Statistical thinking is the foundation upon which all quantitative analysis is built. In financial markets, nothing is certain, so every conclusion must be expressed in terms of probability. When a quantitative analyst says a strategy "works," they mean it has produced statistically significant positive returns across a meaningful sample of historical data, not that it will profit on every trade. Understanding this distinction is critical for anyone entering the quantitative investing space.
The most fundamental statistical concepts for market analysis are mean, variance, and correlation. The mean return of an asset tells you the central tendency of its performance. Variance (or its square root, standard deviation) tells you how widely returns are dispersed around that mean. Correlation tells you how two assets move relative to each other. These three measures form the basis of portfolio construction. Markowitz showed that by combining assets with low correlations, an investor can achieve higher risk-adjusted returns than holding any single asset.
Distributions of financial returns have properties that confound simple statistical models. Stock returns exhibit fat tails, meaning extreme events occur more frequently than a normal distribution would predict. The 2008 financial crisis, for example, involved daily moves that a Gaussian model would predict to occur once in several billion years. Returns also exhibit skewness, and volatility tends to cluster: large moves in either direction are followed by more large moves, a phenomenon formalized by Robert Engle's ARCH models.
Hypothesis testing provides the framework for evaluating whether an observed pattern is real or simply noise. The p-value, which represents the probability of observing results at least as extreme under the null hypothesis, is the standard metric. In academic finance, a p-value below 0.05 is typically required for significance. However, given the vast number of patterns tested across thousands of researchers and datasets, many published anomalies may be artifacts of data mining. Harvey, Liu, and Zhu (2016) argued that a t-statistic of 3.0 (rather than the traditional 2.0) should be the threshold for new factor discoveries.

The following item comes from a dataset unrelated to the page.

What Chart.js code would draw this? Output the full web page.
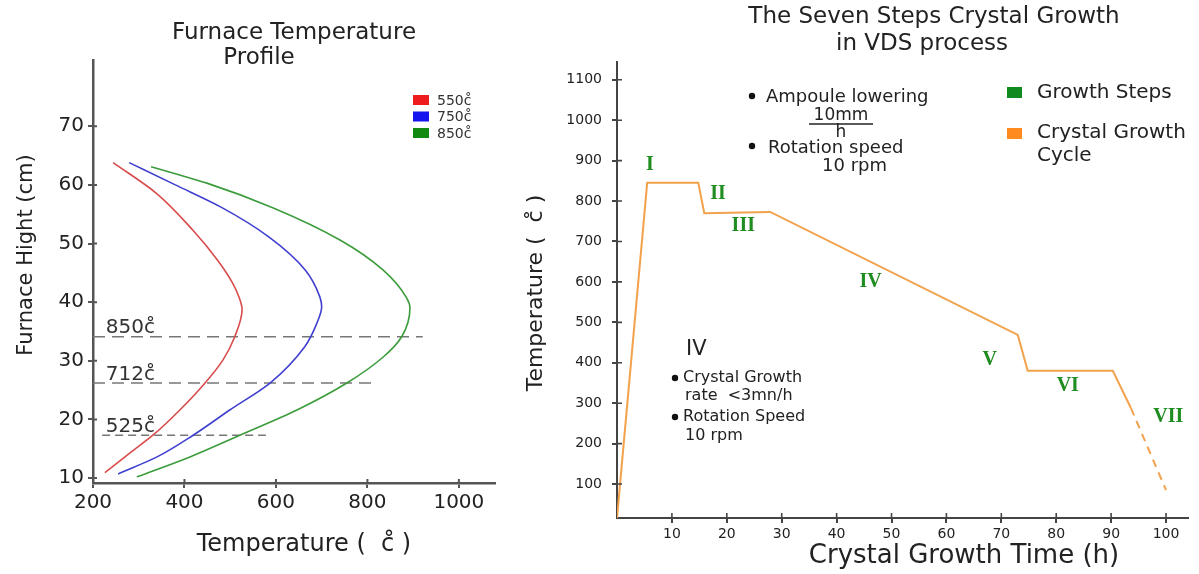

Regression analysis is the workhorse tool for quantitative finance. Simple linear regression allows you to estimate the relationship between a dependent variable (like stock returns) and an independent variable (like market returns). Multiple regression extends this to many variables simultaneously. The Capital Asset Pricing Model is essentially a regression equation where a stock's excess return is regressed against the market's excess return, with the slope coefficient being beta.